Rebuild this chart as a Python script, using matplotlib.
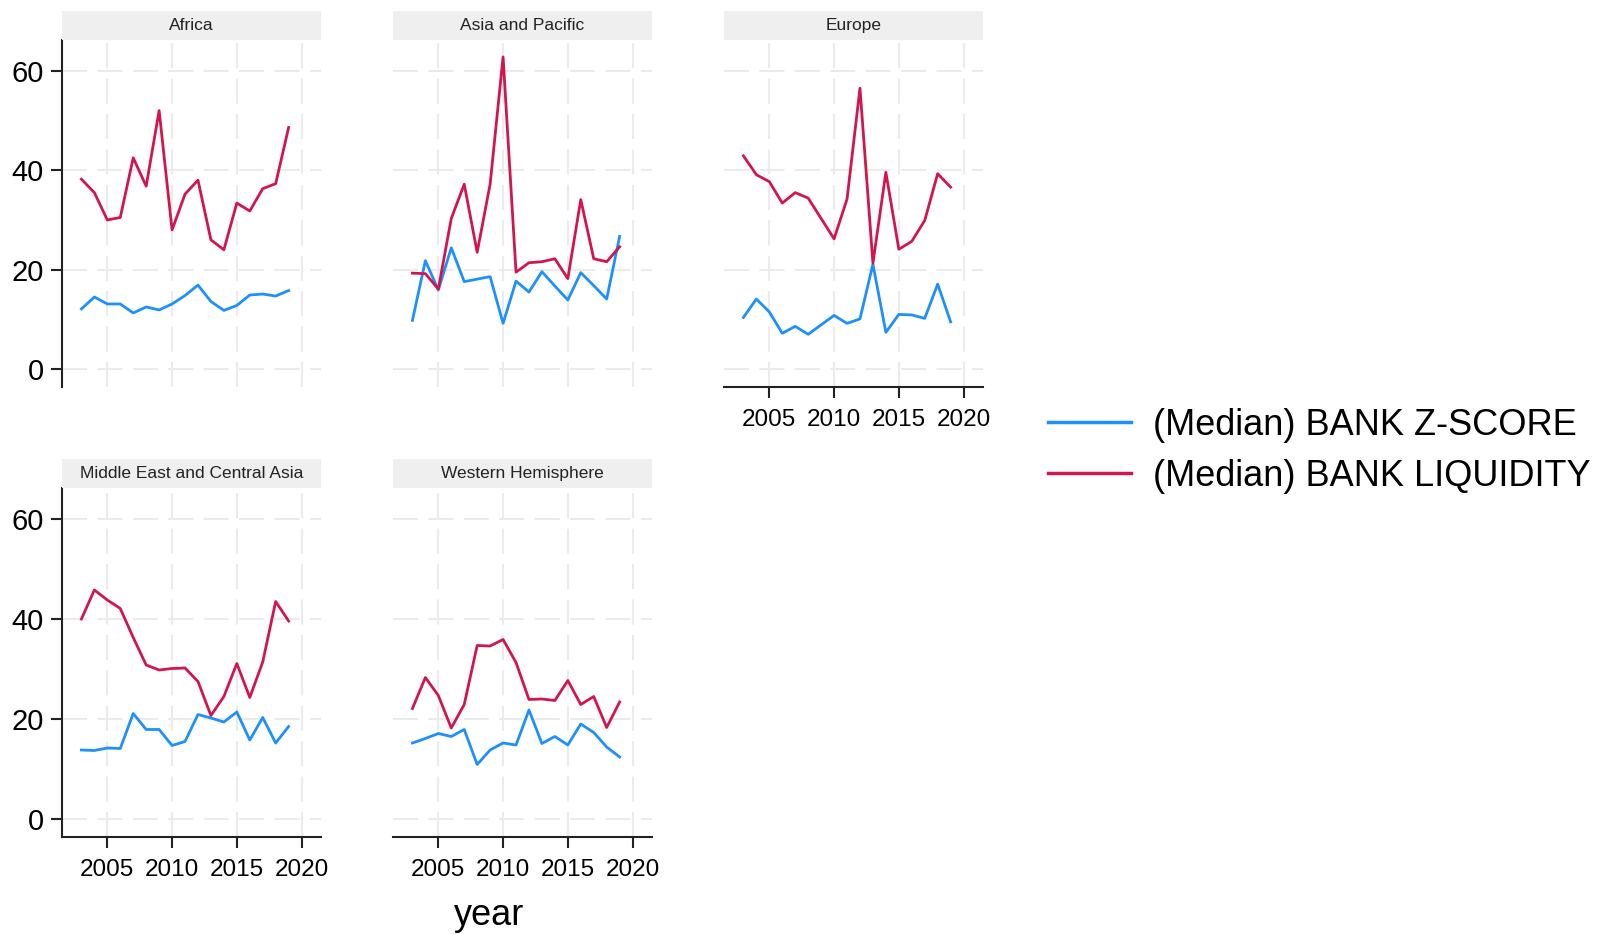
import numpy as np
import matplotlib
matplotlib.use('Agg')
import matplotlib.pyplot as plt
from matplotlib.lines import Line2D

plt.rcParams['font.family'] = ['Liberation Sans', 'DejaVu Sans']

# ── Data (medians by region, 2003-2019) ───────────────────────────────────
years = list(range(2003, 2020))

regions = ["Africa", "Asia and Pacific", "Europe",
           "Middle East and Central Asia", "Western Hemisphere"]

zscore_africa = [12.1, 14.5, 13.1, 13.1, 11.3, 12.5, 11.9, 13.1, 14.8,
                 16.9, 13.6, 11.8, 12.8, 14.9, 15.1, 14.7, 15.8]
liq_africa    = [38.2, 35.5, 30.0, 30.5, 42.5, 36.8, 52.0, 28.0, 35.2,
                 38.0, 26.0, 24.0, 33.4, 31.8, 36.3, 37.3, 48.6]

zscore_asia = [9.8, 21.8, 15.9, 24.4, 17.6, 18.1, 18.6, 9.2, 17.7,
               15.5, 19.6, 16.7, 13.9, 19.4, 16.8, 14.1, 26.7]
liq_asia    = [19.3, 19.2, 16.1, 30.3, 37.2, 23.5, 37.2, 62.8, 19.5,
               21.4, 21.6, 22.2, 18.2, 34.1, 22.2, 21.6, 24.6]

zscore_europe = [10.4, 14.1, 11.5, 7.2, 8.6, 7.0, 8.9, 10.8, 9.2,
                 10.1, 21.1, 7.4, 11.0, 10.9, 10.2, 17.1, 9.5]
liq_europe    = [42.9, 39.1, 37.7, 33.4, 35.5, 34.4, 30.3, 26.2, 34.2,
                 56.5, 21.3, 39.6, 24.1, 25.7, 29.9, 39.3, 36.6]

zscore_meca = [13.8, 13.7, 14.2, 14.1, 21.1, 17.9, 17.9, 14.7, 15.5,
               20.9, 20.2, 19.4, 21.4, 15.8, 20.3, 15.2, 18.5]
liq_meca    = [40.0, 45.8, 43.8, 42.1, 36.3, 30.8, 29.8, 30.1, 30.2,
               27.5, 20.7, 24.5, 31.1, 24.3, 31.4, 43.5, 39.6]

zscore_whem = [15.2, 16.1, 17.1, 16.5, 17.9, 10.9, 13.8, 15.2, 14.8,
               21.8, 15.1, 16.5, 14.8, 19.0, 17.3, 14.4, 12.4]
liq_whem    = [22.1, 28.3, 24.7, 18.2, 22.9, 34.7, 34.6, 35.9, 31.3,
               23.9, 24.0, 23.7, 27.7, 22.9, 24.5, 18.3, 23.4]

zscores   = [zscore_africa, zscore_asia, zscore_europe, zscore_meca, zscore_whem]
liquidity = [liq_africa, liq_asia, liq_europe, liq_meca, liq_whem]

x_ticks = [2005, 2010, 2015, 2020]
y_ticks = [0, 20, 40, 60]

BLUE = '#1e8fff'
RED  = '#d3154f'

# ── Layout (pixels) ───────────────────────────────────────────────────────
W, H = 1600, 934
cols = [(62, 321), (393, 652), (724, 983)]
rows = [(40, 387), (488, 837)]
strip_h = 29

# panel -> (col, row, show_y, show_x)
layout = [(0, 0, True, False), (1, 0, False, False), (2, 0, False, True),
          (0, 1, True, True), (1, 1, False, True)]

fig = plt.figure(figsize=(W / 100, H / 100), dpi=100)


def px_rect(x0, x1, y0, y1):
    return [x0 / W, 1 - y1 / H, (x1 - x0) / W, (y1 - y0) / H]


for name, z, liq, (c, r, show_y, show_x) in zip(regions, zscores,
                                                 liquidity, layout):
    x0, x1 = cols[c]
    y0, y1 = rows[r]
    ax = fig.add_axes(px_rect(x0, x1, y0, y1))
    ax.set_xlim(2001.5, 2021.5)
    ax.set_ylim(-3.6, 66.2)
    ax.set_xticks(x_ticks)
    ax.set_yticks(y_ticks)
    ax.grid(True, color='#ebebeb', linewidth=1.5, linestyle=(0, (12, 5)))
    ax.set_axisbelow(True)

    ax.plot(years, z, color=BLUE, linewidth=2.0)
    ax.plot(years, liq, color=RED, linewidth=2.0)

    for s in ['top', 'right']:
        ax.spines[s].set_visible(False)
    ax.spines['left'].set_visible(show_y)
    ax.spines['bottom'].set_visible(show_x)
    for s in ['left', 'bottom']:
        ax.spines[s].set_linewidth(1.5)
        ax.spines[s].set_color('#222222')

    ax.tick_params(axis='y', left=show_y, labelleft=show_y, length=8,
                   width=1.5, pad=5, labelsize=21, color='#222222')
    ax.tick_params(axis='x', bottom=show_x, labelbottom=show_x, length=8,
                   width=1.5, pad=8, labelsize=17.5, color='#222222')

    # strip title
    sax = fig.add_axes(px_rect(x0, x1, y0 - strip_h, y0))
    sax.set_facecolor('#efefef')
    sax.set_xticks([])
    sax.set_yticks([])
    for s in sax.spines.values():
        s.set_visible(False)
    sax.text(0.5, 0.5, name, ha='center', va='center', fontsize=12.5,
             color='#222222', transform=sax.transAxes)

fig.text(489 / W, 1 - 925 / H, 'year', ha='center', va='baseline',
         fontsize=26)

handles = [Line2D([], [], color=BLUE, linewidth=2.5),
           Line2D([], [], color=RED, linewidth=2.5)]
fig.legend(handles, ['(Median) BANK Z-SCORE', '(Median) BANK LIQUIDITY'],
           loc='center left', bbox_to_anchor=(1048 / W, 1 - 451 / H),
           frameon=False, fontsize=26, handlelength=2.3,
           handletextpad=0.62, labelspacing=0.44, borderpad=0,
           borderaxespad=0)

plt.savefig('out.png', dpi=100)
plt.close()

----

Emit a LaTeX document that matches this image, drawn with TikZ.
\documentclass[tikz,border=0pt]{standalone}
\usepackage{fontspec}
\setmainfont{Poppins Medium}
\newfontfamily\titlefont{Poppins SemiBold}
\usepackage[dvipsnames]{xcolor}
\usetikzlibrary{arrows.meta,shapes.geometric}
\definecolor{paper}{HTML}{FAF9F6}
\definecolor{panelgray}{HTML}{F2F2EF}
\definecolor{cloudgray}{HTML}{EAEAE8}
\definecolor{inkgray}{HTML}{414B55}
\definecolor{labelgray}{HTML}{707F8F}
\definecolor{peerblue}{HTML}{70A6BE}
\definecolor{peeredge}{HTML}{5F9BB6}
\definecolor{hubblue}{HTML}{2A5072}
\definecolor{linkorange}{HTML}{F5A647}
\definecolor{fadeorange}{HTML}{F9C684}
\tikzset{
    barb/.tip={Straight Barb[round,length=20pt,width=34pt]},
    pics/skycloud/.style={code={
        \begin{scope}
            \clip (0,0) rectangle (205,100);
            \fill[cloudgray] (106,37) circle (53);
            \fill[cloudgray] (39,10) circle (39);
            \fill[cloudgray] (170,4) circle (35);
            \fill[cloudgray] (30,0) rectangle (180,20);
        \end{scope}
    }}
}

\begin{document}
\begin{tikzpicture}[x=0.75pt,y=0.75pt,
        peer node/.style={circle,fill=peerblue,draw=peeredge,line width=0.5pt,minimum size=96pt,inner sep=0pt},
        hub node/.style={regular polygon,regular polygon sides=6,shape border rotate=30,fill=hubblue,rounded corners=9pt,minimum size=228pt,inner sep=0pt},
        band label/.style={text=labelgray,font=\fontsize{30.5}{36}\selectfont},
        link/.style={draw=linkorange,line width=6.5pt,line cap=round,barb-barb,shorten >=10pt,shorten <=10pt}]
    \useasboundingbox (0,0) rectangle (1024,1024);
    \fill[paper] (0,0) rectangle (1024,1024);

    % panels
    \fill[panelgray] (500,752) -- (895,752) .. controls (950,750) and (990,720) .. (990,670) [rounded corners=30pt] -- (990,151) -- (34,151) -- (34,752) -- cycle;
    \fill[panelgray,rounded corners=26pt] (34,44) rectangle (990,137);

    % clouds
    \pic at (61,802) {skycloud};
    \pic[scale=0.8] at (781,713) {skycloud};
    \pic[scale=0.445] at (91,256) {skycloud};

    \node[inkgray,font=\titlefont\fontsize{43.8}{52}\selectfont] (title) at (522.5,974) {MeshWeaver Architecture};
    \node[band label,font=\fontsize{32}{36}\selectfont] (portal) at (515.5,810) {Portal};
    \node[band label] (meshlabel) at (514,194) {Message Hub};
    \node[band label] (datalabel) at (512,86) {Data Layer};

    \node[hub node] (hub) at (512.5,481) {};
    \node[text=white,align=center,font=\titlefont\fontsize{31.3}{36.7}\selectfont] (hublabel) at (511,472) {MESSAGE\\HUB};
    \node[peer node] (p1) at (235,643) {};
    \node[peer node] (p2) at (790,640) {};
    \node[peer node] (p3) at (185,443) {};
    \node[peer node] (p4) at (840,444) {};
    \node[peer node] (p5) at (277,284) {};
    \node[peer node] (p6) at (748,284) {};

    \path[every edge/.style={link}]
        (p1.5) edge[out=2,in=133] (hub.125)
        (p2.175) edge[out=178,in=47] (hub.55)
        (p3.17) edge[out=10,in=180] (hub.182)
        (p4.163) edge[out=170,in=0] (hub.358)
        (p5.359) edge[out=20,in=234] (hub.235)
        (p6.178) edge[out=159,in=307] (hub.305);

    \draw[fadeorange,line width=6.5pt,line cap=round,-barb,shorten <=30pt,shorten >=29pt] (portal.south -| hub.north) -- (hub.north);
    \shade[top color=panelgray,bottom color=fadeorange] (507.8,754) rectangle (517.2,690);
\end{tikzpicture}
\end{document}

----

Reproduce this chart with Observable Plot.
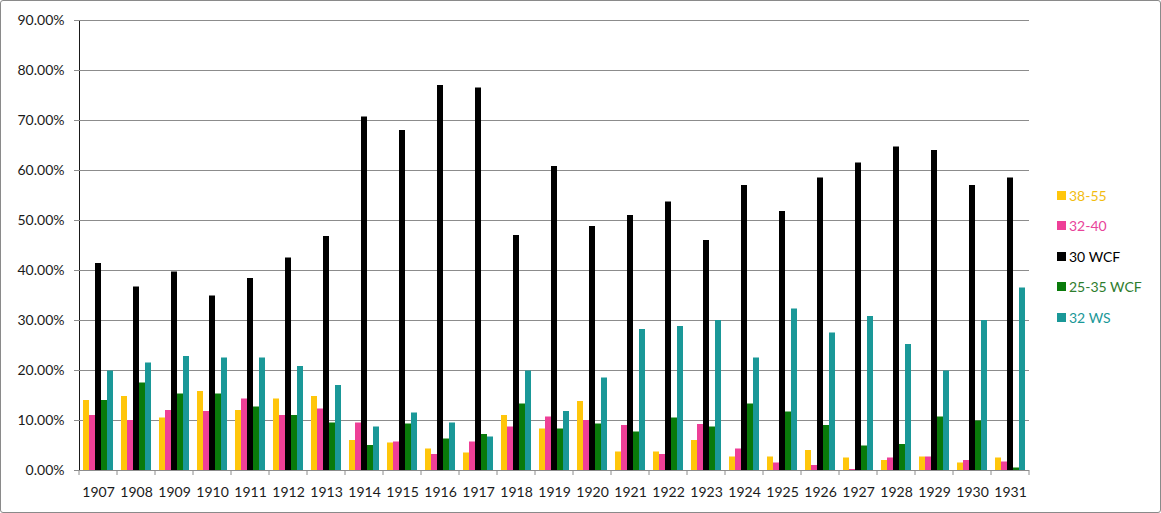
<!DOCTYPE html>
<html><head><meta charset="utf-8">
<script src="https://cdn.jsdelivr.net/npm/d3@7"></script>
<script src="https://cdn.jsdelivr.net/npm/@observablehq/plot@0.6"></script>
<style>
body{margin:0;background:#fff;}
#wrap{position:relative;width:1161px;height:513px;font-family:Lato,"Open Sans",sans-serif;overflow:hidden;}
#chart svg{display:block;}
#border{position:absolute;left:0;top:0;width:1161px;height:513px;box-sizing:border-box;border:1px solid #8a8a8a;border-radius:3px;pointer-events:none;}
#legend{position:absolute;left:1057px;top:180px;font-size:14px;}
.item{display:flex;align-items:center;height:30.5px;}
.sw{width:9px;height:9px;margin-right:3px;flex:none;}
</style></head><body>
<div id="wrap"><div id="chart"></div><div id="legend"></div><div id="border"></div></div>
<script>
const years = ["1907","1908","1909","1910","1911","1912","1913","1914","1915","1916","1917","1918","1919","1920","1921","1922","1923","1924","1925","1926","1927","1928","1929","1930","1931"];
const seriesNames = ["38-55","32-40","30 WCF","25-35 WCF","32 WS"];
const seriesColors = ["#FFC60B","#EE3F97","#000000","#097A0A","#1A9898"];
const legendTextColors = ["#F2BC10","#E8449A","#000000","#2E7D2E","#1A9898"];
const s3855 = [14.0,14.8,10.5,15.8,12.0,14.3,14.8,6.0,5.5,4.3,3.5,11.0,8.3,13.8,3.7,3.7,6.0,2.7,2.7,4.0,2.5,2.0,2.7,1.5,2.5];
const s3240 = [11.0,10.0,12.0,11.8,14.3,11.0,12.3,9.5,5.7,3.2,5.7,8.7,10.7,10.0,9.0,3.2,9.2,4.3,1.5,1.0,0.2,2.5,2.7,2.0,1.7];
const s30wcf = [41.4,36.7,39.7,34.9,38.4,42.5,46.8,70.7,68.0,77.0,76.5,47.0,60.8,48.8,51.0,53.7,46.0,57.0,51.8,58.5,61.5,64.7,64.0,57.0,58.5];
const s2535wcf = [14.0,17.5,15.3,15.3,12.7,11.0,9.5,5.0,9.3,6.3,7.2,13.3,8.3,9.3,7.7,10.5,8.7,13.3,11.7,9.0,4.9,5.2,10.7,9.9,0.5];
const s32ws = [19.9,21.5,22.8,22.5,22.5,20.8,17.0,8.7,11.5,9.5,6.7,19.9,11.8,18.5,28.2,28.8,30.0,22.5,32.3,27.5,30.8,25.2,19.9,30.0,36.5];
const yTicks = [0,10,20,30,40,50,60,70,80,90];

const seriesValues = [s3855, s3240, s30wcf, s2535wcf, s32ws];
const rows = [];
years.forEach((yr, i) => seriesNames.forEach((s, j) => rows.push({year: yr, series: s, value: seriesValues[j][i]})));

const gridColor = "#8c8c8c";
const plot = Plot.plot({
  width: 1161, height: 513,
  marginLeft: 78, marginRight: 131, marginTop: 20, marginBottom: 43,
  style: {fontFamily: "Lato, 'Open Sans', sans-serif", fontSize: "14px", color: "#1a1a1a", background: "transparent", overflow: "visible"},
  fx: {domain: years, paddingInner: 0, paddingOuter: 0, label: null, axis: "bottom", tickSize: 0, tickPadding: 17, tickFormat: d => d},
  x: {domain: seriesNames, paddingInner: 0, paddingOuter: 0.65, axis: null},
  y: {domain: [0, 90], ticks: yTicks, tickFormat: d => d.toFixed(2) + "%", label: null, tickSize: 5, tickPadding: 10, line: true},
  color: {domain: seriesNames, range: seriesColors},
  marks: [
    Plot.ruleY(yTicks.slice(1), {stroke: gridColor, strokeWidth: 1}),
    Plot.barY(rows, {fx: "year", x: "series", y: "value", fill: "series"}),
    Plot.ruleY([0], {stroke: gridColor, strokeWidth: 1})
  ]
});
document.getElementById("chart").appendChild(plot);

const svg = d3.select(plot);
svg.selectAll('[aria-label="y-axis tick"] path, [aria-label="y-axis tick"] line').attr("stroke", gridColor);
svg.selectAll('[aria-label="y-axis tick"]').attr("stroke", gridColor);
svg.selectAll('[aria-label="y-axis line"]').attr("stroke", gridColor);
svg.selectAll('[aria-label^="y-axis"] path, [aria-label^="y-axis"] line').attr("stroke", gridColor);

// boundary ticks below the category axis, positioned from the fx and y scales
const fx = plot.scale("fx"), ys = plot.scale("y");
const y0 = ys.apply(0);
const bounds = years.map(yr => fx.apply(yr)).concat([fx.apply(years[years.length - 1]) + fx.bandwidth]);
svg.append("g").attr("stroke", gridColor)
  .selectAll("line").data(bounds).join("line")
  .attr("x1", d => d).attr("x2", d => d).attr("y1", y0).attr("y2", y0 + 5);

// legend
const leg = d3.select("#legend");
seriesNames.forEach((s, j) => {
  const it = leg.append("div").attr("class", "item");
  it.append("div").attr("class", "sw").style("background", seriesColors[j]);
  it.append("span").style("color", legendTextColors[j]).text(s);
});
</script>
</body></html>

----

Extract exactly, and only, the lines from the one with "Rebuild this chart" to the one with "56.5, 21.3, 39.6, 24.1, 25.7, 29.9, 39.3, 36.6]", both ends counted. Leave the images behind.

Written response:
Rebuild this chart as a Python script, using matplotlib.
import numpy as np
import matplotlib
matplotlib.use('Agg')
import matplotlib.pyplot as plt
from matplotlib.lines import Line2D

plt.rcParams['font.family'] = ['Liberation Sans', 'DejaVu Sans']

# ── Data (medians by region, 2003-2019) ───────────────────────────────────
years = list(range(2003, 2020))

regions = ["Africa", "Asia and Pacific", "Europe",
           "Middle East and Central Asia", "Western Hemisphere"]

zscore_africa = [12.1, 14.5, 13.1, 13.1, 11.3, 12.5, 11.9, 13.1, 14.8,
                 16.9, 13.6, 11.8, 12.8, 14.9, 15.1, 14.7, 15.8]
liq_africa    = [38.2, 35.5, 30.0, 30.5, 42.5, 36.8, 52.0, 28.0, 35.2,
                 38.0, 26.0, 24.0, 33.4, 31.8, 36.3, 37.3, 48.6]

zscore_asia = [9.8, 21.8, 15.9, 24.4, 17.6, 18.1, 18.6, 9.2, 17.7,
               15.5, 19.6, 16.7, 13.9, 19.4, 16.8, 14.1, 26.7]
liq_asia    = [19.3, 19.2, 16.1, 30.3, 37.2, 23.5, 37.2, 62.8, 19.5,
               21.4, 21.6, 22.2, 18.2, 34.1, 22.2, 21.6, 24.6]

zscore_europe = [10.4, 14.1, 11.5, 7.2, 8.6, 7.0, 8.9, 10.8, 9.2,
                 10.1, 21.1, 7.4, 11.0, 10.9, 10.2, 17.1, 9.5]
liq_europe    = [42.9, 39.1, 37.7, 33.4, 35.5, 34.4, 30.3, 26.2, 34.2,
                 56.5, 21.3, 39.6, 24.1, 25.7, 29.9, 39.3, 36.6]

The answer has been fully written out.